Die Idee eines «Naturtheaters» – man denke an Kafkas rätselhafte Reklame für das «Naturtheater von Oklahoma» im «Verschollenen» – birgt eben nicht nur die utopische Vorspiegelung einer erotisch hochwertigen Transformation: Leicht stellt es sich ja heraus, Titania wäre im Wald von Athen bloß einem gewöhnlichen Esel in Liebe zugetan gewesen («Sommernachtstraum»). Wichtiger scheint der Grad der Vermitteltheit, der insbesondere Grafenegg auszeichnet. Pianist Rudolf Buchbinder, dessen staunenswerte, heute zudem abgeklärte Virtuosität den Daseinszweck von Grafenegg am reinsten begründet, besitzt ein eindrucksvolles pädagogisches Vorleben.

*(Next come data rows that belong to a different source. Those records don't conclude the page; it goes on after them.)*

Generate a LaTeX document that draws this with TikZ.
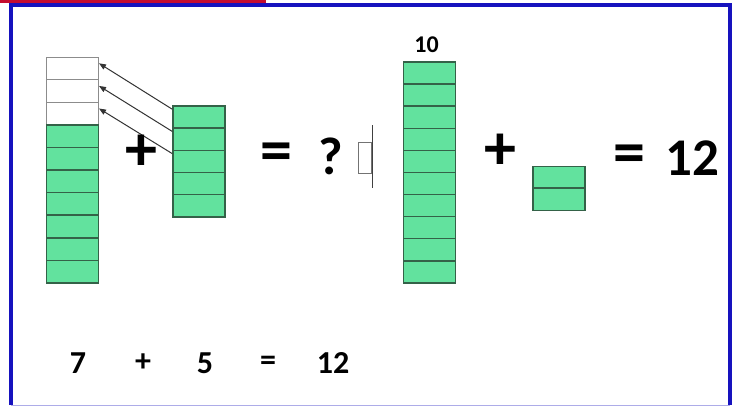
\documentclass[tikz,border=0pt]{standalone}
\usepackage{fontspec}
\setmainfont{Carlito}
\usetikzlibrary{arrows.meta,positioning}
\definecolor{cellgreen}{RGB}{98,226,158}
\definecolor{celledge}{RGB}{52,98,72}
\definecolor{framblue}{RGB}{22,18,190}
\definecolor{topred}{RGB}{196,12,48}

\begin{document}
\begin{tikzpicture}[
  x=1pt, y=-1pt,
  cell/.style={draw=celledge, line width=1.4pt, fill=cellgreen,
    minimum width=52pt, minimum height=22.3pt, inner sep=0pt},
  empty/.style={cell, draw=black!45, line width=1pt, fill=white},
  big/.style={font=\fontsize{53}{58}\selectfont\bfseries, inner sep=0pt},
  sign/.style={font=\fontsize{64}{70}\selectfont\bfseries, inner sep=0pt},
  sum/.style={font=\fontsize{32}{38}\selectfont\bfseries, inner sep=0pt},
  move/.style={-{Triangle[length=7pt,width=5.5pt]}, line width=1pt, draw=black!80}
]
\useasboundingbox (0,0) rectangle (734,407);
% frame
\draw[framblue!35, line width=1.5pt] (11,405.5) -- (730,405.5);
\draw[framblue, line width=4pt] (11,405) -- (11,5) -- (730,5) -- (730,405);
\fill[topred] (0,0) rectangle (266,3);

% left stack: 3 empty + 7 green
\foreach \i in {1,...,10} {
  \ifnum\i<4
    \node[empty] (a\i) at (72.5, 57+22.6*\i-11.3) {};
  \else
    \node[cell] (a\i) at (72.5, 57+22.6*\i-11.3) {};
  \fi
}
% five to add
\foreach \i in {1,...,5}
  \node[cell] (b\i) at (199, 106+22.2*\i-11.1) {};
% moves into the empty places
\foreach \i in {1,2,3}
  \draw[move] ([yshift=-4pt]b\i.north west) -- ([yshift=5pt]a\i.east);

\node[sign] (plus1) at (141,153) {+};
\node[sign] (eq1) at (276,157) {=};
\node[big] (ask) at (331,156) {?};

% arrow glyph
\draw[black!55, line width=1pt] (358,142) rectangle (371,173);
\draw[black!75, line width=1pt] (372,125) -- (372,188);

% ten
\foreach \i in {1,...,10}
  \node[cell] (t\i) at (429.5, 62+22.1*\i-11.05) {};
\node[font=\fontsize{24}{28}\selectfont\bfseries, above=5pt of t1, xshift=-3pt] (ten) {10};

\node[sign] (plus2) at (500,152) {+};
\foreach \i in {1,2}
  \node[cell] (c\i) at (559, 167+21.5*\i-10.75) {};
\node[sign] (eq2) at (629,159) {=};
\node[big] (res) at (692,158) {12};

% bottom sum
\node[sum] (n7) at (78,363) {7};
\node[sum] (p) at (143,363) {+};
\node[sum] (n5) at (205,363) {5};
\node[sum] (e) at (268,363) {=};
\node[sum] (n12) at (333,363) {12};
\end{tikzpicture}
\end{document}
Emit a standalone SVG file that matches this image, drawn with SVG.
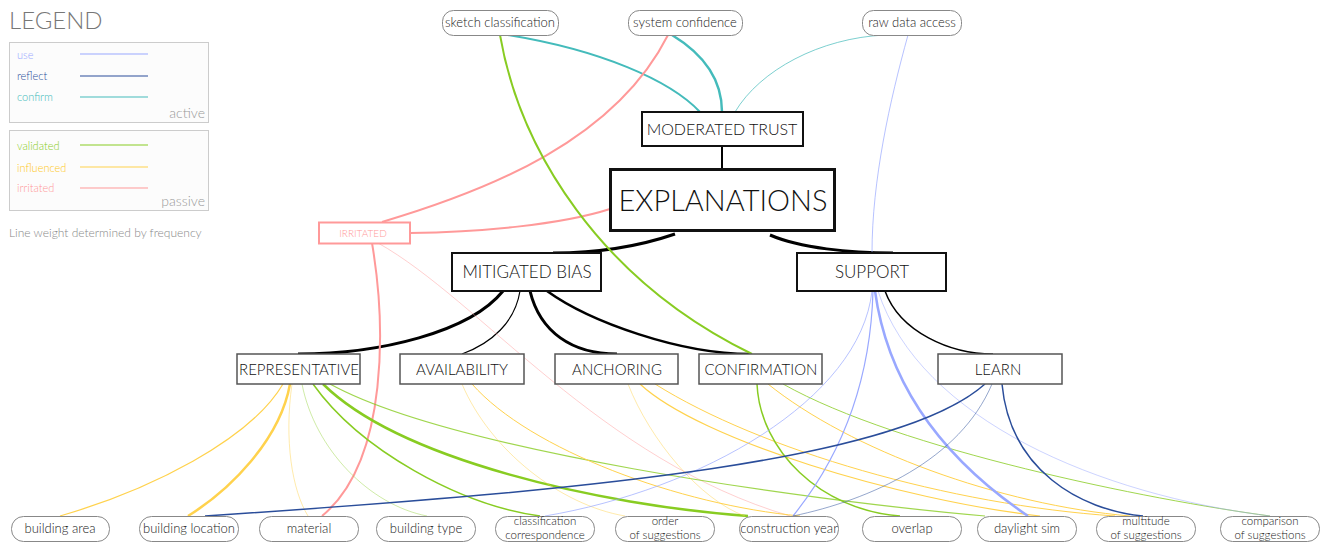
<svg xmlns="http://www.w3.org/2000/svg" width="1327" height="542" viewBox="0 0 1327 542">
<style>
text{font-family:Lato,"Open Sans","Liberation Sans",sans-serif;font-weight:300}
.pill rect{fill:#fff;stroke:#888;stroke-width:1}
.pill text{font-size:13px;fill:#222;text-anchor:middle}
.pill text.two{font-size:11.5px}
.box rect{fill:#fff;stroke:#111;stroke-width:2}
.box text{fill:#111;text-anchor:middle}
.mid rect{fill:#fff;stroke:#555;stroke-width:1.5}
.mid text{font-size:15px;fill:#111;text-anchor:middle}
.c path{fill:none}
.blk{stroke:#000}
.use{stroke:#99a8ff}
.refl{stroke:#2a4d9a}
.conf{stroke:#44bbbb}
.val{stroke:#88cc22}
.inf{stroke:#ffd24d}
.irr{stroke:#ff9999}
.lg{font-size:11px}
</style>
<g id="legend">
<text x="9" y="29" style="font-size:24px;fill:#777">LEGEND</text>
<rect x="9.5" y="42.5" width="199" height="80" fill="#fcfcfc" stroke="#ccc"/>
<text x="17" y="59" class="lg" fill="#99a8ff">use</text>
<line x1="80" y1="54" x2="148" y2="54" class="use"/>
<text x="17" y="80" class="lg" fill="#2a4d9a">reflect</text>
<line x1="80" y1="76" x2="148" y2="76" class="refl"/>
<text x="17" y="101" class="lg" fill="#44bbbb">confirm</text>
<line x1="80" y1="97" x2="148" y2="97" class="conf"/>
<text x="205" y="118" style="font-size:14px;fill:#999;text-anchor:end">active</text>
<rect x="9.5" y="130.5" width="199" height="80" fill="#fcfcfc" stroke="#ccc"/>
<text x="17" y="150" class="lg" fill="#88cc22">validated</text>
<line x1="80" y1="145" x2="148" y2="145" class="val"/>
<text x="17" y="172" class="lg" fill="#ffc820">influenced</text>
<line x1="80" y1="167" x2="148" y2="167" class="inf"/>
<text x="17" y="192" class="lg" fill="#ff9999">irritated</text>
<line x1="80" y1="188" x2="148" y2="188" class="irr"/>
<text x="205" y="206" style="font-size:14px;fill:#999;text-anchor:end">passive</text>
<text x="9" y="237" style="font-size:12px;fill:#888">Line weight determined by frequency</text>
</g>
<g id="connectors" class="c">
<path class="blk" stroke-width="2" d="M722,146 L722,169"/>
<path class="blk" stroke-width="3" d="M675,234 C640,246 600,253 553,253"/>
<path class="blk" stroke-width="3" d="M770,235 C800,248 850,253 893,253"/>
<path class="blk" stroke-width="3" d="M503,291 C470,332 380,354 298,354"/>
<path class="blk" stroke-width="1.2" d="M520,291 C515,322 492,343 462,354"/>
<path class="blk" stroke-width="3" d="M530,291 C540,332 572,354 617,354"/>
<path class="blk" stroke-width="2.5" d="M547,291 C590,322 680,354 750,354"/>
<path class="blk" stroke-width="1.5" d="M885,291 C900,332 950,354 993,354"/>
<path class="conf" stroke-width="2" d="M508,35 C600,50 670,80 700,112"/>
<path class="conf" stroke-width="2.5" d="M672,35 C705,55 722,80 722,112"/>
<path class="conf" stroke-width="1" stroke-opacity="0.7" d="M885,35 C820,38 760,70 735,112"/>
<path class="irr" stroke-width="2" d="M668,35 C615,140 490,190 382,222"/>
<path class="irr" stroke-width="2" d="M610,209 C560,225 480,232 410,233"/>
<path class="irr" stroke-width="2" d="M372,243 C385,320 390,460 322,516"/>
<path class="irr" stroke-width="0.8" stroke-opacity="0.6" d="M378,243 C480,300 600,460 790,516"/>
<path class="val" stroke-width="2" d="M500,35 C520,150 600,280 752,354"/>
<path class="inf" stroke-width="1.2" d="M283,384 C250,440 150,490 60,516"/>
<path class="inf" stroke-width="2.5" d="M290,384 C280,440 230,490 188,516"/>
<path class="inf" stroke-width="0.8" stroke-opacity="0.6" d="M292,384 C284,440 292,490 308,516"/>
<path class="val" stroke-width="0.8" stroke-opacity="0.5" d="M302,384 C315,450 370,505 427,516"/>
<path class="val" stroke-width="1.5" d="M313,384 C360,450 460,505 540,516"/>
<path class="val" stroke-width="2.5" d="M323,384 C400,460 600,505 748,516"/>
<path class="val" stroke-width="1.2" stroke-opacity="0.8" d="M330,384 C450,450 800,500 985,516"/>
<path class="inf" stroke-width="0.8" stroke-opacity="0.6" d="M462,384 C490,450 560,505 625,516"/>
<path class="inf" stroke-width="1" d="M472,384 C530,450 680,505 800,516"/>
<path class="inf" stroke-width="0.8" stroke-opacity="0.6" d="M628,384 C650,440 700,500 745,516"/>
<path class="inf" stroke-width="1.2" d="M640,384 C700,440 900,500 1040,516"/>
<path class="inf" stroke-width="1" d="M655,384 C760,450 950,505 1115,516"/>
<path class="val" stroke-width="1.5" d="M757,384 C760,450 820,510 900,516"/>
<path class="inf" stroke-width="1" d="M768,384 C850,450 1000,505 1130,516"/>
<path class="val" stroke-width="1" stroke-opacity="0.8" d="M783,384 C900,450 1150,500 1270,516"/>
<path class="use" stroke-width="1" stroke-opacity="0.7" d="M908,35 C890,100 872,180 872,253"/>
<path class="use" stroke-width="1" stroke-opacity="0.7" d="M872,291 C860,400 700,490 545,516"/>
<path class="use" stroke-width="1.2" d="M873,291 C870,400 830,470 793,516"/>
<path class="use" stroke-width="2.5" stroke="#8899ff" d="M875,291 C890,400 960,470 1028,516"/>
<path class="use" stroke-width="1" stroke-opacity="0.5" d="M878,291 C920,420 1100,495 1270,516"/>
<path class="refl" stroke-width="1.5" d="M985,384 C900,460 600,490 205,516"/>
<path class="refl" stroke-width="1" stroke-opacity="0.5" d="M992,384 C960,460 870,500 793,516"/>
<path class="refl" stroke-width="1.5" d="M1002,384 C1010,470 1080,510 1143,516"/>
</g>
<g id="n-sketch" class="pill"><rect x="442.5" y="10.5" width="116" height="25" rx="11"/><text x="500" y="27">sketch classification</text></g>
<g id="n-sysconf" class="pill"><rect x="628.5" y="10.5" width="114" height="25" rx="11"/><text x="685" y="27">system confidence</text></g>
<g id="n-raw" class="pill"><rect x="862.5" y="10.5" width="99" height="25" rx="11"/><text x="912" y="27">raw data access</text></g>
<g id="n-trust" class="box"><rect x="642" y="112" width="161" height="34"/><text x="722" y="135" style="font-size:16px">MODERATED TRUST</text></g>
<g id="n-expl" class="box"><rect x="610.5" y="169.5" width="224" height="61" style="stroke-width:3"/><text x="723" y="211" style="font-size:29px">EXPLANATIONS</text></g>
<g id="n-irritated"><rect x="319" y="222.5" width="91" height="21" fill="#fff" stroke="#ff9999" stroke-width="2"/><text x="363" y="237" style="font-size:10px;fill:#ff9999;text-anchor:middle">IRRITATED</text></g>
<g id="n-bias" class="box"><rect x="452" y="253" width="149" height="38"/><text x="527" y="278" style="font-size:17px">MITIGATED BIAS</text></g>
<g id="n-support" class="box"><rect x="797" y="253" width="149" height="38"/><text x="872" y="278" style="font-size:17px">SUPPORT</text></g>
<g id="n-repr" class="mid"><rect x="237" y="354" width="123" height="30"/><text x="299" y="375">REPRESENTATIVE</text></g>
<g id="n-avail" class="mid"><rect x="400" y="354" width="124" height="30"/><text x="462" y="375">AVAILABILITY</text></g>
<g id="n-anch" class="mid"><rect x="555" y="354" width="123" height="30"/><text x="617" y="375">ANCHORING</text></g>
<g id="n-confirm" class="mid"><rect x="699" y="354" width="123" height="30"/><text x="761" y="375">CONFIRMATION</text></g>
<g id="n-learn" class="mid"><rect x="938" y="354" width="124" height="30"/><text x="998" y="375">LEARN</text></g>
<g id="n-barea" class="pill"><rect x="11.5" y="516.5" width="98" height="25" rx="12"/><text x="60" y="533">building area</text></g>
<g id="n-bloc" class="pill"><rect x="139.5" y="516.5" width="99" height="25" rx="12"/><text x="189" y="533">building location</text></g>
<g id="n-material" class="pill"><rect x="259.5" y="516.5" width="99" height="25" rx="12"/><text x="309" y="533">material</text></g>
<g id="n-btype" class="pill"><rect x="376.5" y="516.5" width="99" height="25" rx="12"/><text x="426" y="533">building type</text></g>
<g id="n-classcorr" class="pill"><rect x="495.5" y="516.5" width="99" height="25" rx="12"/><text class="two" x="545" y="525">classification</text><text class="two" x="545" y="539">correspondence</text></g>
<g id="n-order" class="pill"><rect x="615.5" y="516.5" width="99" height="25" rx="12"/><text class="two" x="665" y="525">order</text><text class="two" x="665" y="539">of suggestions</text></g>
<g id="n-cyear" class="pill"><rect x="739.5" y="516.5" width="99" height="25" rx="12"/><text x="789" y="533">construction year</text></g>
<g id="n-overlap" class="pill"><rect x="862.5" y="516.5" width="99" height="25" rx="12"/><text x="912" y="533">overlap</text></g>
<g id="n-daylight" class="pill"><rect x="977.5" y="516.5" width="99" height="25" rx="12"/><text x="1027" y="533">daylight sim</text></g>
<g id="n-multi" class="pill"><rect x="1096.5" y="516.5" width="99" height="25" rx="12"/><text class="two" x="1146" y="525">multitude</text><text class="two" x="1146" y="539">of suggestions</text></g>
<g id="n-compar" class="pill"><rect x="1220.5" y="516.5" width="99" height="25" rx="12"/><text class="two" x="1270" y="525">comparison</text><text class="two" x="1270" y="539">of suggestions</text></g>
</svg>
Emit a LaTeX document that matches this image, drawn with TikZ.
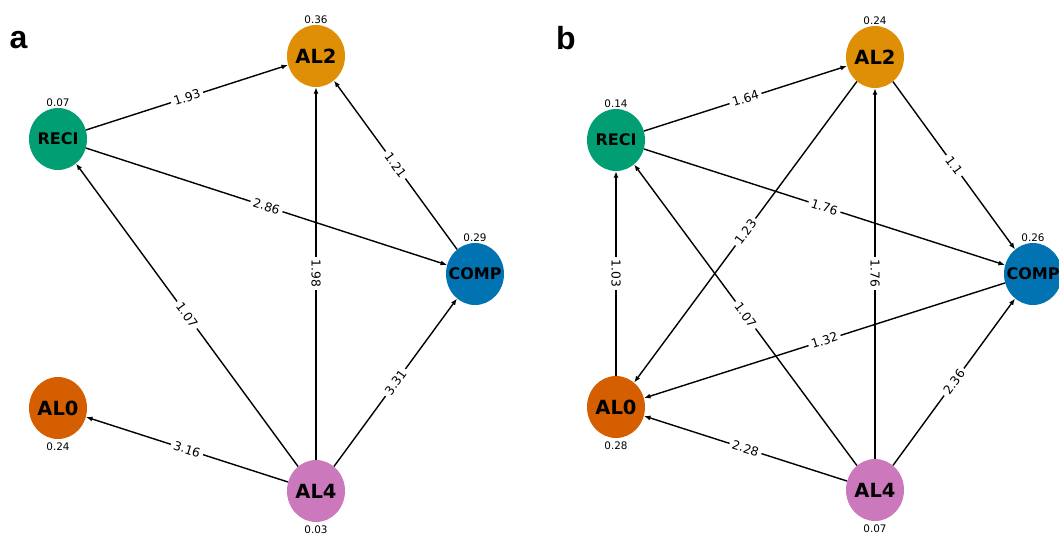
\documentclass[tikz,border=0pt]{standalone}
\usepackage{fontspec}
\setmainfont{DejaVu Sans}
\newfontfamily\panelfont{Liberation Sans}
\usetikzlibrary{arrows.meta,shapes.geometric}
\begin{document}
\begin{tikzpicture}[x=1pt, y=-1pt,
  nd/.style = {ellipse, minimum width = 58pt, minimum height = 62pt, inner sep = 0pt, text = black, font = \bfseries\fontsize{19.5}{20}\selectfont,
    execute at begin node = {\hbox to 0pt\bgroup\hss}, execute at end node = {\hss\egroup}},
  sm/.style = {font = \bfseries\fontsize{16}{17}\selectfont},
  val/.style = {font = \fontsize{10.4}{11}\selectfont, inner sep = 1pt},
  edge/.style = {-{Latex[length = 6.5pt, width = 5pt]}, line width = 1.4pt},
  wt/.style = {sloped, fill = white, inner sep = 3pt, font = \fontsize{12.3}{12}\selectfont},
  panel/.style = {font = \panelfont\bfseries\fontsize{32}{32}\selectfont}]
\useasboundingbox (0,0) rectangle (1059,539);
\definecolor{compcol}{HTML}{0173B2}
\definecolor{al2col}{HTML}{DE8F05}
\definecolor{recicol}{HTML}{029E73}
\definecolor{al0col}{HTML}{D55E00}
\definecolor{al4col}{HTML}{CC78BC}
\node[panel] (TagA) at (18.5,40) {a};
\node[nd, fill = al2col, label = {[val]above:0.36}] (AL2a) at (316,56) {AL2};
\node[nd, sm, fill = recicol, label = {[val]above:0.07}] (RECIa) at (58,139) {RECI};
\node[nd, sm, fill = compcol, label = {[val]above:0.29}] (COMPa) at (475,274) {COMP};
\node[nd, fill = al0col, label = {[val, label distance = 2pt]below:0.24}] (AL0a) at (58,408) {AL0};
\node[nd, fill = al4col, label = {[val, label distance = 2pt]below:0.03}] (AL4a) at (316,491) {AL4};
\draw[edge] (RECIa) -- node[wt] {1.93} (AL2a);
\draw[edge] (RECIa) -- node[wt] {2.86} (COMPa);
\draw[edge] (COMPa) -- node[wt] {1.21} (AL2a);
\draw[edge] (AL4a) -- node[wt, rotate = 180] {1.98} (AL2a);
\draw[edge] (AL4a) -- node[wt] {1.07} (RECIa);
\draw[edge] (AL4a) -- node[wt] {3.31} (COMPa);
\draw[edge] (AL4a) -- node[wt] {3.16} (AL0a);
\node[panel] (TagB) at (566,38) {b};
\node[nd, fill = al2col, label = {[val]above:0.24}] (AL2b) at (875,57) {AL2};
\node[nd, sm, fill = recicol, label = {[val]above:0.14}] (RECIb) at (616,140) {RECI};
\node[nd, sm, fill = compcol, label = {[val]above:0.26}] (COMPb) at (1033,274) {COMP};
\node[nd, fill = al0col, label = {[val, label distance = 2pt]below:0.28}] (AL0b) at (616,407) {AL0};
\node[nd, fill = al4col, label = {[val, label distance = 2pt]below:0.07}] (AL4b) at (875,490) {AL4};
\draw[edge] (RECIb) -- node[wt] {1.64} (AL2b);
\draw[edge] (RECIb) -- node[wt] {1.76} (COMPb);
\draw[edge] (AL2b) -- node[wt] {1.1} (COMPb);
\draw[edge] (AL2b) -- node[wt] {1.23} (AL0b);
\draw[edge] (AL4b) -- node[wt, rotate = 180] {1.76} (AL2b);
\draw[edge] (AL0b) -- node[wt, rotate = 180] {1.03} (RECIb);
\draw[edge] (AL4b) -- node[wt] {1.07} (RECIb);
\draw[edge] (COMPb) -- node[wt] {1.32} (AL0b);
\draw[edge] (AL4b) -- node[wt] {2.36} (COMPb);
\draw[edge] (AL4b) -- node[wt] {2.28} (AL0b);
\end{tikzpicture}
\end{document}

Als junger Volksbildner konfrontierte Buchbinder Hunderttausende mit den Werken von Mozart, Beethoven, Schubert. Er agierte etwa in den 1970er-Jahren mustergültig als Vorzeigepianist des ORF — und lüftete mit begeisternder Miene das Geheimnis schier überirdischer Harmonien, während seine kräftigen Finger, die ohnehin kein technisches Hemmnis kannten, die Tasten mit beinah unziemlicher Inbrunst streichelten. Buchbinder, heute unser größter Beethoven-Pianist, spielt während des Grafenegger Sommers 2022 übrigens unter anderem Grieg und Schumann.
Mut zur Lücke
In ihm verkörpert sich, 100 Jahre nach Gründung von Niederösterreich, überzeugend das Grafenegger Prinzip: In Zeiten des Übergangs wie der Gefährdung bildet die Musik ein hinreichend glaubwürdiges Medium, um die eigenen, symbolischen Besitztümer mit den jeweiligen Schwächen und Irrtümern abzugleichen. Erst dann wird nämlich deutlich, dass der
Fortschritt der Selbstvergewisserung bedarf, so wie Wien des niederösterreichischen Umlands, wie die gewöhnliche Konzertsaison eines Gegenstücks wie des Grafenegger Sommers. Und das größte heimische Bundesland einer Lücke im eigenen Gewebe: einer (groß-)städtischen Vakanz, eines Lochs in der eigenen Überlieferung. Die Lücke heißt «Wien» und misst 278 Quadratkilometer (gegenüber den 19.317 Niederösterreichs).